Quatre étoiles pour Marina Foïs dans un contre-emploi qui la sort du répertoire comique, où elle excelle par ailleurs. Elle était déjà étonnante dans le rôle dramatique de "Darling" de Christine Carrière en 2007. Mais dans "Irréprochable", elle intègre un film de genre, rare en France, et rarement réussi comme ici. C’est en partie en raison du contexte social dans lequel s’inscrit cette histoire de manipulation, de mensonges, d’obsession à partir d’une perte d’emploi, qui va révéler le côté sombre d’un personnage déchu.

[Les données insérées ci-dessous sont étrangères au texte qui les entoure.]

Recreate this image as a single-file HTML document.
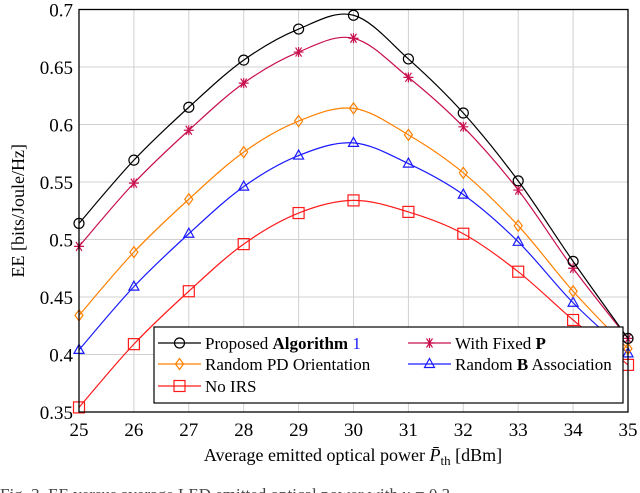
<!DOCTYPE html>
<html><head><meta charset="utf-8"><style>
body{margin:0;background:#fff;width:640px;height:493px;overflow:hidden}
svg{display:block;font-family:"Liberation Serif",serif}
</style></head><body>
<svg id="chart" width="640" height="493"></svg>
<script>
const xCats=[25,26,27,28,29,30,31,32,33,34,35];
const yTicks=[0.35,0.4,0.45,0.5,0.55,0.6,0.65,0.7];
const yTickLabels=["0.35","0.4","0.45","0.5","0.55","0.6","0.65","0.7"];
const proposed=[0.514,0.569,0.615,0.656,0.683,0.695,0.657,0.610,0.551,0.481,0.414];
const fixedP=[0.494,0.549,0.595,0.636,0.663,0.675,0.641,0.598,0.543,0.475,0.414];
const randomPD=[0.434,0.489,0.535,0.576,0.603,0.614,0.591,0.558,0.512,0.455,0.405];
const randomB=[0.404,0.459,0.505,0.546,0.573,0.584,0.566,0.539,0.498,0.445,0.401];
const noIRS=[0.354,0.409,0.455,0.496,0.523,0.534,0.524,0.505,0.472,0.430,0.391];

const L=79,R=628,T=9.5,B=412;
const sx=v=>L+(v-25)/10*(R-L);
const sy=v=>B-(v-0.35)/0.35*(B-T);
const svg=document.getElementById('chart');
const NS='http://www.w3.org/2000/svg';
function mk(tag,attrs,parent){const e=document.createElementNS(NS,tag);for(const k in attrs)e.setAttribute(k,attrs[k]);(parent||svg).appendChild(e);return e;}

// grid
xCats.forEach(c=>{const l=mk('line',{x1:sx(c),x2:sx(c),y1:T,y2:B,stroke:'#d0d0d0','stroke-width':1});


const t=mk('text',{x:sx(c),y:B+24,'text-anchor':'middle','font-size':19});t.textContent=c;

});
yTicks.forEach((v,i)=>{const l=mk('line',{x1:L,x2:R,y1:sy(v),y2:sy(v),stroke:'#d0d0d0','stroke-width':1});


const t=mk('text',{x:L-6,y:sy(v)+7,'text-anchor':'end','font-size':19});t.textContent=yTickLabels[i];

});

function path(vals){const p=vals.map((v,i)=>[sx(xCats[i]),sy(v)]);let d=`M${p[0][0]},${p[0][1]}`;
for(let i=0;i<p.length-1;i++){const p0=p[Math.max(0,i-1)],p1=p[i],p2=p[i+1],p3=p[Math.min(p.length-1,i+2)];
const c1=[p1[0]+(p2[0]-p0[0])/6,p1[1]+(p2[1]-p0[1])/6],c2=[p2[0]-(p3[0]-p1[0])/6,p2[1]-(p3[1]-p1[1])/6];
d+=`C${c1[0]},${c1[1]} ${c2[0]},${c2[1]} ${p2[0]},${p2[1]}`;}return d;}
function marker(type,x,y,color,g){
 if(type==='circle')return mk('circle',{cx:x,cy:y,r:5,fill:'none',stroke:color,'stroke-width':1.2},g);
 if(type==='star'){const p=g?mk('path',{d:`M${x-5},${y}H${x+5}M${x-3},${y-4.5}L${x+3},${y+4.5}M${x+3},${y-4.5}L${x-3},${y+4.5}M${x},${y-5}V${y+5}`,stroke:color,'stroke-width':1.2,fill:'none'},g):null;return p;}
 if(type==='diamond')return mk('polygon',{points:`${x},${y-5.5} ${x+4},${y} ${x},${y+5.5} ${x-4},${y}`,fill:'none',stroke:color,'stroke-width':1.2},g);
 if(type==='tri')return mk('polygon',{points:`${x},${y-5.5} ${x+5},${y+3.5} ${x-5},${y+3.5}`,fill:'none',stroke:color,'stroke-width':1.2},g);
 if(type==='square')return mk('rect',{x:x-5.5,y:y-5.5,width:11,height:11,fill:'none',stroke:color,'stroke-width':1.2},g);
}
const series=[
 {vals:noIRS,color:'#ff1a1a',m:'square',name:'series-no-irs'},
 {vals:randomB,color:'#1a1aff',m:'tri',name:'series-random-b'},
 {vals:randomPD,color:'#ff8000',m:'diamond',name:'series-random-pd'},
 {vals:fixedP,color:'#c8104f',m:'star',name:'series-fixed-p'},
 {vals:proposed,color:'#000000',m:'circle',name:'series-proposed'}];
series.forEach(s=>{const g=mk('g',{});


mk('path',{d:path(s.vals),fill:'none',stroke:s.color,'stroke-width':1.2},g);
s.vals.forEach((v,i)=>marker(s.m,sx(xCats[i]),sy(v),s.color,g));});

const frame=mk('rect',{x:L,y:T,width:R-L,height:B-T,fill:'none',stroke:'#000','stroke-width':1.3});



// legend
const lg=mk('g',{});


mk('rect',{x:154,y:327,width:469,height:76,fill:'#fff',stroke:'#000','stroke-width':1.2},lg);
const entries=[
 {x:158,y:343,c:'#000',m:'circle',html:'Proposed <tspan font-weight="bold">Algorithm</tspan> <tspan fill="#1a1aff">1</tspan>'},
 {x:408,y:343,c:'#c8104f',m:'star',html:'With Fixed <tspan font-weight="bold">P</tspan>'},
 {x:158,y:364,c:'#ff8000',m:'diamond',html:'Random PD Orientation'},
 {x:408,y:364,c:'#1a1aff',m:'tri',html:'Random <tspan font-weight="bold">B</tspan> Association'},
 {x:158,y:386,c:'#ff1a1a',m:'square',html:'No IRS'}];
entries.forEach(e=>{const g=mk('g',{},lg);


mk('line',{x1:e.x,x2:e.x+43,y1:e.y,y2:e.y,stroke:e.c,'stroke-width':1.2},g);
marker(e.m,e.x+21.5,e.y,e.c,g);
const t=mk('text',{x:e.x+47,y:e.y+6,'font-size':17},g);t.innerHTML=e.html;});

const xt=mk('text',{x:353,y:461,'text-anchor':'middle','font-size':18});
xt.innerHTML='Average emitted optical power <tspan font-style="italic">P̄</tspan><tspan font-size="13" dy="4">th</tspan><tspan dy="-4"> [dBm]</tspan>';


const yt=mk('text',{x:0,y:0,'text-anchor':'middle','font-size':18,transform:`translate(24,${(T+B)/2}) rotate(-90)`});
yt.textContent='EE [bits/Joule/Hz]';


const cap=mk('text',{x:0,y:500,'font-size':17,fill:'#444'});
cap.textContent='Fig. 3.   EE versus average LED emitted optical power with κ = 0.3';


</script>
</body></html>
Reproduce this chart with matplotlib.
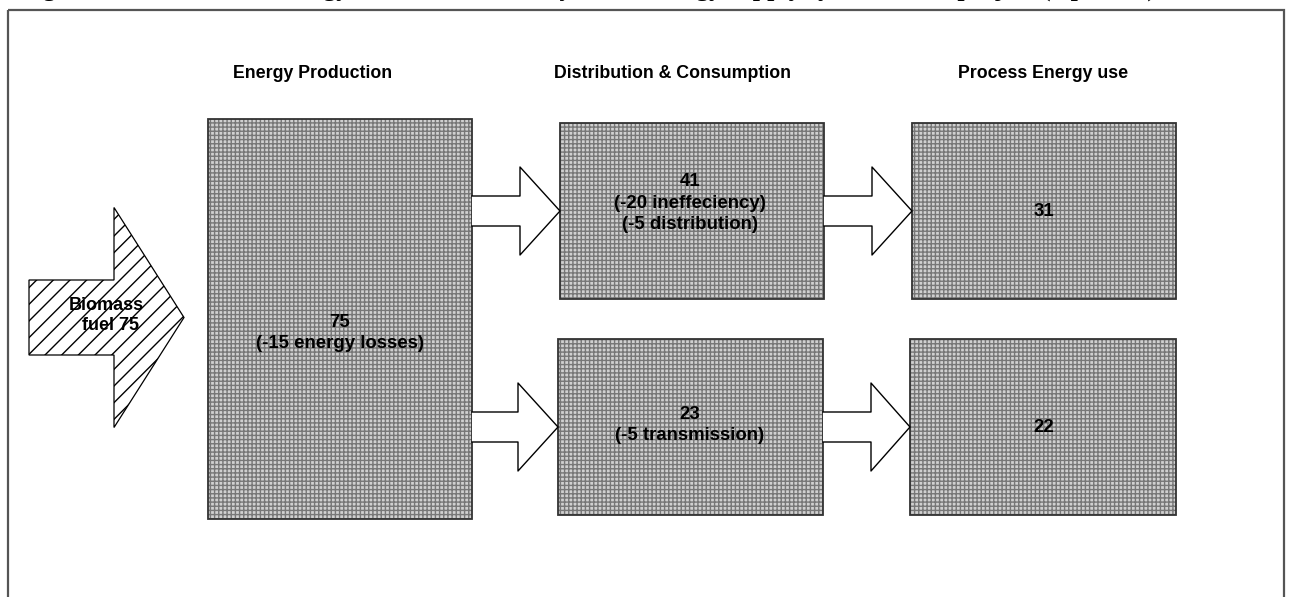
import matplotlib
matplotlib.use("Agg")
import matplotlib.pyplot as plt
from matplotlib.patches import Rectangle, Polygon

# ---------------- data ----------------
stages = ["Energy Production", "Distribution & Consumption", "Process Energy use"]
input_lines = ["Biomass", "fuel 75"]
production_value = 75
production_losses = ["(-15 energy losses)"]
distribution_values = [41, 23]
distribution_losses = [["(-20 ineffeciency)", "(-5 distribution)"], ["(-5 transmission)"]]
process_values = [31, 22]
title = "Figure 2: Schematic of energy flows and efficiency in the energy supply system of the project (Option 1)"

# ---------------- layout (pixel space) ----------------
W, H = 1290, 597
fig = plt.figure(figsize=(W / 100, H / 100), dpi=100)
ax = fig.add_axes([0, 0, 1, 1])
ax.set_xlim(0, W)
ax.set_ylim(H, 0)
ax.axis("off")

SANS = ["Liberation Sans", "Arial", "DejaVu Sans"]
SERIF = ["Liberation Serif", "Times New Roman", "DejaVu Serif"]
plt.rcParams["hatch.linewidth"] = 1.0

# title, clipped at the top edge as in the reference (only descenders visible)
ax.text(20, -4.6, title, family=SERIF, fontweight="bold", fontsize=18.5,
        ha="left", va="baseline", color="black")

# outer frame
ax.add_patch(Rectangle((8, 10), 1276, 620, fill=False, edgecolor="#555555", lw=1.6, zorder=1))

# stage headers
header_x = [313, 672, 1043]
for x, s in zip(header_x, stages):
    ax.text(x, 73, s, family=SANS, fontweight="bold", fontsize=12.8, ha="center", va="center")


def box(x0, y0, x1, y1):
    ax.add_patch(Rectangle((x0, y0), x1 - x0, y1 - y0, facecolor="#d0d0d0",
                           edgecolor="#777777", hatch="++++", lw=0, zorder=2))
    ax.add_patch(Rectangle((x0, y0), x1 - x0, y1 - y0, fill=False,
                           edgecolor="#333333", lw=1.3, zorder=3))


def block_arrow(x0, xh, xt, yc, sh, hh, hatch=None, z=4):
    pts = [(x0, yc - sh), (xh, yc - sh), (xh, yc - hh), (xt, yc),
           (xh, yc + hh), (xh, yc + sh), (x0, yc + sh)]
    if hatch:
        ax.add_patch(Polygon(pts, closed=True, facecolor="white", edgecolor="black",
                             hatch=hatch, lw=0.9, zorder=z))
    else:
        ax.add_patch(Polygon(pts, closed=True, facecolor="white", edgecolor="none", zorder=z))
        xs, ys = zip(*pts)
        ax.plot(xs, ys, color="black", lw=1.0, zorder=z + 0.1)


def label(x, y, lines, fs=13.4):
    ax.text(x, y, "\n".join(lines), family=SANS, fontweight="bold", fontsize=fs,
            ha="center", va="center", linespacing=1.38, zorder=6)


# boxes
box(208, 119, 472, 519)      # production
box(560, 123, 824, 299)      # distribution top
box(558, 339, 823, 515)      # distribution bottom
box(912, 123, 1176, 299)     # process top
box(910, 339, 1176, 515)     # process bottom

# arrows
block_arrow(29, 114, 184, 317.5, 37.5, 110, hatch="//")
block_arrow(472, 520, 560, 211, 15, 44)
block_arrow(472, 518, 558, 427, 15, 44)
block_arrow(824, 872, 912, 211, 15, 44)
block_arrow(823, 871, 910, 427, 15, 44)

# labels
ax.text(106, 305, input_lines[0], family=SANS, fontweight="bold", fontsize=13,
        ha="center", va="center", zorder=6)
ax.text(111, 326, input_lines[1], family=SANS, fontweight="bold", fontsize=13,
        ha="center", va="center", zorder=6)
label(340, 333, [str(production_value)] + production_losses)
label(690, 203, [str(distribution_values[0])] + distribution_losses[0])
label(690, 425, [str(distribution_values[1])] + distribution_losses[1])
label(1044, 211, [str(process_values[0])])
label(1044, 427, [str(process_values[1])])

fig.savefig("out.png", dpi=100)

Si l’on ne sait pas grand-chose du passé de Constance (Marina Foïs), les quelques indices cernent une personnalité floue, solitaire et narcissique, à la sexualité pulsionnelle, sinon brutale. La perte de son emploi, depuis un an, à 40 ans, alors qu’elle est "montée" à Paris pour réussir dans sa profession d’agent immobilier, est un échec cuisant. À la rue, sans avenir, seule, cette situation crée chez elle une fracture qui la fait basculer, par manque de reconnaissance. Constance ne cherche pas l’amour, elle n’y croit pas, mais veut être aimée. 

Marnie

La force du sujet émane de ce portrait de femme déstabilisée, monomaniaque, emportée par ses fantasmes nombrilistes, à la frontière d’une folie franchie pas à pas, dans un processus paranoïde et schizophrène qui l’engloutit. Constance veut tout maîtriser, mais c’est le tout qui la maîtrise. N’ayant prise sur rien, elle se crée, pour elle-même et son entourage, une réalité tissée de mensonges. Sa construction est vacillante, fragile. Tout le suspense repose sur sa pérennité ou son effondrement. Sous une apparente fin ouverte, Sébastien Marnier a choisi son camp et le laisse deviner.

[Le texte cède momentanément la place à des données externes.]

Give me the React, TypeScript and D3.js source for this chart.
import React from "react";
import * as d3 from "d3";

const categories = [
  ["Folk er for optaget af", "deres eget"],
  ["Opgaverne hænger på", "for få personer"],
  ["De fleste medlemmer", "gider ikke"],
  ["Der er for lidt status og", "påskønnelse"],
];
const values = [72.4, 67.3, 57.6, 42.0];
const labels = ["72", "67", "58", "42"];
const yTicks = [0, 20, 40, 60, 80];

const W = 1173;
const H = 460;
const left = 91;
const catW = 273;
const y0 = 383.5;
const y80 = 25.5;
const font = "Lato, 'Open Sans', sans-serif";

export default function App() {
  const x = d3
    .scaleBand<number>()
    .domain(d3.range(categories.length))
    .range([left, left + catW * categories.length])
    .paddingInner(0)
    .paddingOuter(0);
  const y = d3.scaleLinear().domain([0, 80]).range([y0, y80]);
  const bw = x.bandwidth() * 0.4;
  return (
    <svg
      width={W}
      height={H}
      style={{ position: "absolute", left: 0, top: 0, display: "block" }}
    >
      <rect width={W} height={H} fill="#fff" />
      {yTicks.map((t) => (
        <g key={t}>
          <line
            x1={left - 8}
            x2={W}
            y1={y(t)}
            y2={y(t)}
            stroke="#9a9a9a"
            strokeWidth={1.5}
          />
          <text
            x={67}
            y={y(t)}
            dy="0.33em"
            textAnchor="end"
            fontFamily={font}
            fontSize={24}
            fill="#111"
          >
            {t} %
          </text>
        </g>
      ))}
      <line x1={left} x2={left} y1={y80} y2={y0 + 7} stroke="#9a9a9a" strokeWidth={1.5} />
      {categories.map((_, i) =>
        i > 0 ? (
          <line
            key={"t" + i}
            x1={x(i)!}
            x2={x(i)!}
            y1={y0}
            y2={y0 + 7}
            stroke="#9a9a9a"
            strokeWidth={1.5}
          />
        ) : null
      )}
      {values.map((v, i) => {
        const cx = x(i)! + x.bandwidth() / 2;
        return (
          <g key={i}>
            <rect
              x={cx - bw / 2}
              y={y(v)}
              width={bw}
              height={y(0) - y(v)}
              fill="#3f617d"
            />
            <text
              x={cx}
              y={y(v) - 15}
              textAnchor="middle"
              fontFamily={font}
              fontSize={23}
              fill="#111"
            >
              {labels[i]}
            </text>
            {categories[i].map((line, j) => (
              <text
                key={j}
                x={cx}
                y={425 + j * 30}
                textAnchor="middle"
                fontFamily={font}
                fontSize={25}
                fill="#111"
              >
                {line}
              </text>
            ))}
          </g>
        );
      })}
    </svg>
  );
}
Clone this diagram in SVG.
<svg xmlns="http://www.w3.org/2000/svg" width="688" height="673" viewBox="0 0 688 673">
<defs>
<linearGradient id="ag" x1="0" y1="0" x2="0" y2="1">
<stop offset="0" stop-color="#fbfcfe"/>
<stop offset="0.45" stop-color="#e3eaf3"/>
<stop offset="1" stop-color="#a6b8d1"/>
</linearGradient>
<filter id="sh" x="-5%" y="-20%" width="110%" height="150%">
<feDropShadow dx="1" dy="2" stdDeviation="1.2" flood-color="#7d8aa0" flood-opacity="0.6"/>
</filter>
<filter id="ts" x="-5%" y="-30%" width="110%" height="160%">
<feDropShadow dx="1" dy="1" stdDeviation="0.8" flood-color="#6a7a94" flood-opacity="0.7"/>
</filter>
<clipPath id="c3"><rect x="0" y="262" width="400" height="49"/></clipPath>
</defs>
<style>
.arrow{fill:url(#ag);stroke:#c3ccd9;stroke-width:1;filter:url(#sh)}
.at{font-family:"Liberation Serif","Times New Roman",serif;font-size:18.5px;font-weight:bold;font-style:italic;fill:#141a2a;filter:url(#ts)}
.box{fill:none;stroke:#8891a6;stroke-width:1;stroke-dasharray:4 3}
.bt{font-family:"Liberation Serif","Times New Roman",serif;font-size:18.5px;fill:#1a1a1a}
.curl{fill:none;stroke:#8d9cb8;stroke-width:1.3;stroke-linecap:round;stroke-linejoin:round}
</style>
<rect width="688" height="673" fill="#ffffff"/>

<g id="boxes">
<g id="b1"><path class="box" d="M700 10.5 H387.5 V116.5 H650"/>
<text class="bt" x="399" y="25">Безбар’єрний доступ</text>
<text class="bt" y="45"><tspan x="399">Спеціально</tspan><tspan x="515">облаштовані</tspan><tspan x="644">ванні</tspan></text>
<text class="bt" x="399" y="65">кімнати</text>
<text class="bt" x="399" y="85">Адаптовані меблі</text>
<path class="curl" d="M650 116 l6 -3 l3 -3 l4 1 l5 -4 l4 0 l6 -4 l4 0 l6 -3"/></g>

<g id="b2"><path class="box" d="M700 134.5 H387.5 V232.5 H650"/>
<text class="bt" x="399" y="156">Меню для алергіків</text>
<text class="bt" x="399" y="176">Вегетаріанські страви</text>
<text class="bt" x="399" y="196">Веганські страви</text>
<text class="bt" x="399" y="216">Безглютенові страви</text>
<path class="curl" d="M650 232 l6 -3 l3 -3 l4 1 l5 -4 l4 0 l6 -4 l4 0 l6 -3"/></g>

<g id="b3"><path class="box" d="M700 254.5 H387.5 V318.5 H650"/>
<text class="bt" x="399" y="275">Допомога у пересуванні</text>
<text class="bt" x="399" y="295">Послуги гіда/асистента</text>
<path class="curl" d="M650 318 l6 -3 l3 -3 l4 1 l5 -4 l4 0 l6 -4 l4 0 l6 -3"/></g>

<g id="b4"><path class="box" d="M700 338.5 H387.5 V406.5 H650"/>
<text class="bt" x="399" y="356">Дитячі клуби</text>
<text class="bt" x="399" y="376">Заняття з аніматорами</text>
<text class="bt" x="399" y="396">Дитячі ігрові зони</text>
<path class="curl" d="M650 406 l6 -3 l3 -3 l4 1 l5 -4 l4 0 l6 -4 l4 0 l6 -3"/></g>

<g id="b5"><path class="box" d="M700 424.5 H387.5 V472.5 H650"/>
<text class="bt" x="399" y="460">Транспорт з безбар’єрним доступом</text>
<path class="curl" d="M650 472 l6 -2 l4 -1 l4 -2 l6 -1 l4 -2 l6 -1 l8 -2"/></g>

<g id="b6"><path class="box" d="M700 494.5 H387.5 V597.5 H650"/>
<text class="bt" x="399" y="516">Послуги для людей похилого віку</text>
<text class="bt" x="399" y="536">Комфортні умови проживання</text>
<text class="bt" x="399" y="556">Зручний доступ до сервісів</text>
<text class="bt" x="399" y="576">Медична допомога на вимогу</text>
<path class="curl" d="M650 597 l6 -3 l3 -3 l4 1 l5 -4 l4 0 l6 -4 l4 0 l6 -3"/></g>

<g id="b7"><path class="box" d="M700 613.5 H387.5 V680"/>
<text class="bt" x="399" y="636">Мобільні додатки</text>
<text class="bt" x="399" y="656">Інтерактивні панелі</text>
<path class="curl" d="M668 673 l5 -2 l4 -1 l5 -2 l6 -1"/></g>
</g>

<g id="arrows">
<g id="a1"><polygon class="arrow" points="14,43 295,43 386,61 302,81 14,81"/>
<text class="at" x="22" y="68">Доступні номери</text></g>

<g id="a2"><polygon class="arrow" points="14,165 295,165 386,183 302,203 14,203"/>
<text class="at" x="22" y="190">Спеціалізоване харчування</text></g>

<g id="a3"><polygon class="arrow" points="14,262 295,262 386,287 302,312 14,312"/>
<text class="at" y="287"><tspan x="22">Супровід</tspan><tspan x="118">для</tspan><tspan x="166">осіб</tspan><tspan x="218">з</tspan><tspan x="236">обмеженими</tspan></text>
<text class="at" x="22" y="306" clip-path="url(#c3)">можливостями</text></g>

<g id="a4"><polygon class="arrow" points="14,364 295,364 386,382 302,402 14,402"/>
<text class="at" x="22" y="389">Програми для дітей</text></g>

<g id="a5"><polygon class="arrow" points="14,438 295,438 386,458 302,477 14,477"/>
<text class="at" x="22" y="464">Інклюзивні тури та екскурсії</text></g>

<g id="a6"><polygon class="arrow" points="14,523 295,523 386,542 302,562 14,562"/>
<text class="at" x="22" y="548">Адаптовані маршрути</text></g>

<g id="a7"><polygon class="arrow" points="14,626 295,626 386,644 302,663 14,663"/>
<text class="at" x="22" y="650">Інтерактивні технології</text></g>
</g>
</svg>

Benjamin Biolay et Marina Foïs dans "Irréprochable" de Sébastien Marnier
 (Memento Films Distribution)

Constance est comme une héritière de Marnie, le personnage de "Pas de printemps pour Marnie" (1964) d’Hitchcock qui aurait troqué l'introversion pour l'extraversion. Sébastien Marnier n’a toutefois pas encore la dextérité cinématographique du maître du suspense et n’y prétend aucunement. Mais si "Irréprochable" repose sur un bon script et une interprétation sans faille, sa mise en scène manque de relief, en se bornant à capter les actes d’un naufrage auquel il manque un brin de folie. Par trop de constance. 

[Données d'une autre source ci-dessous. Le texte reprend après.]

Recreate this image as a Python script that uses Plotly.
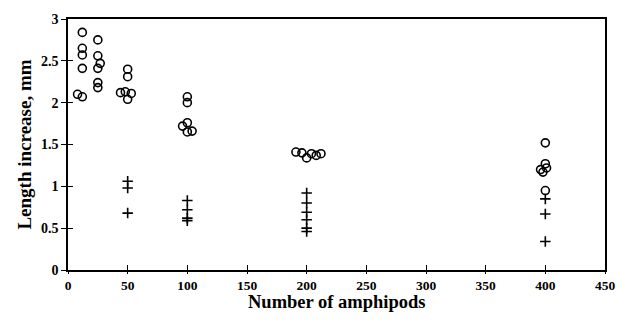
import plotly.graph_objects as go

# Circles (open symbols)
circle_x = [12, 12, 12, 12, 8, 12,
            25, 25, 27, 25, 25, 25,
            50, 50, 44, 48, 53, 50,
            100, 100, 100, 96, 100, 104,
            191, 196, 200, 204, 208, 212,
            400, 400, 396, 401, 398, 400]
circle_y = [2.84, 2.65, 2.57, 2.41, 2.10, 2.07,
            2.75, 2.56, 2.47, 2.41, 2.24, 2.18,
            2.40, 2.31, 2.12, 2.13, 2.11, 2.04,
            2.07, 2.00, 1.76, 1.72, 1.65, 1.66,
            1.41, 1.40, 1.34, 1.39, 1.37, 1.39,
            1.52, 1.27, 1.20, 1.22, 1.17, 0.95]

# Crosses
cross_x = [50, 50, 50,
           100, 100, 100, 100,
           200, 200, 200, 200, 200, 200,
           400, 400, 400]
cross_y = [1.06, 0.98, 0.68,
           0.83, 0.72, 0.62, 0.59,
           0.92, 0.80, 0.69, 0.60, 0.50, 0.46,
           0.85, 0.67, 0.34]

x_ticks = [0, 50, 100, 150, 200, 250, 300, 350, 400, 450]
y_ticks = [0, 0.5, 1, 1.5, 2, 2.5, 3]
y_tick_text = ["0", "0.5", "1", "1.5", "2", "2.5", "3"]

font_family = "Liberation Serif"

fig = go.Figure()
fig.add_trace(go.Scatter(
    x=circle_x, y=circle_y, mode="markers",
    marker=dict(symbol="circle-open", size=8, color="black", line=dict(width=1.6)),
    showlegend=False, cliponaxis=False))
fig.add_trace(go.Scatter(
    x=cross_x, y=cross_y, mode="markers",
    marker=dict(symbol="cross-thin-open", size=7.5, color="black", line=dict(width=1.6)),
    showlegend=False, cliponaxis=False))

fig.update_layout(
    width=627, height=327,
    margin=dict(l=68, r=21, t=13, b=57),
    paper_bgcolor="white", plot_bgcolor="white",
    font=dict(family=font_family, color="black"),
    xaxis=dict(
        range=[0, 450], tickvals=x_ticks,
        ticktext=["<b>%d</b>" % v for v in x_ticks],
        showgrid=False, zeroline=False,
        showline=True, linecolor="black", linewidth=1.5, mirror=True,
        ticks="outside", ticklen=2, tickwidth=1.2, tickcolor="black",
        tickfont=dict(family=font_family, size=13.5, color="black"),
    ),
    yaxis=dict(
        range=[0, 3], tickvals=y_ticks,
        ticktext=["<b>%s</b>" % t for t in y_tick_text],
        showgrid=False, zeroline=False,
        showline=True, linecolor="black", linewidth=1.5, mirror=True,
        ticks="outside", ticklen=5, tickwidth=1.2, tickcolor="black",
        tickfont=dict(family=font_family, size=14, color="black"),
        title=dict(text="<b>Length increase, mm</b>", standoff=4,
                   font=dict(family=font_family, size=19, color="black")),
    ),
    xaxis2=dict(
        range=[0, 450], tickvals=x_ticks, overlaying="x", side="bottom",
        showticklabels=False, showgrid=False, zeroline=False, showline=False,
        ticks="inside", ticklen=5, tickwidth=1.2, tickcolor="black",
    ),
    yaxis2=dict(
        range=[0, 3], tickvals=y_ticks, overlaying="y", side="left",
        showticklabels=False, showgrid=False, zeroline=False, showline=False,
        ticks="inside", ticklen=5, tickwidth=1.2, tickcolor="black",
    ),
    annotations=[dict(
        text="<b>Number of amphipods</b>", xref="paper", yref="paper",
        x=0.5, y=0, yshift=-32, xanchor="center", yanchor="middle",
        showarrow=False, font=dict(family=font_family, size=18.5, color="black"))],
)
# invisible trace to activate the second axes (inner tick halves)
fig.add_trace(go.Scatter(x=[None], y=[None], xaxis="x2", yaxis="y2",
                         showlegend=False, hoverinfo="skip"))

fig.write_html("out.html")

Reportage  : P. Deschamps / S. Gorny / Y. Bodin / G. Le Goff / J-F Lons / J-C Lambard

"Irréprochable" : l'affiche
 (Memento Films Distribution)

LA FICHE

Thriller de Sébastien Marnier (France) - Durée : 1h43 - Sortie : 6 juillet 2016
Synopsis : Sans emploi depuis un an, Constance revient dans sa ville natale quand elle apprend qu’un poste se libère dans l’agence immobilière où elle a démarré sa carrière. Mais son ancien patron lui préfère une candidate travaillant en freelance plus jeune. Constance est alors prête à tout pour récupérer la place qu’elle estime être la sienne.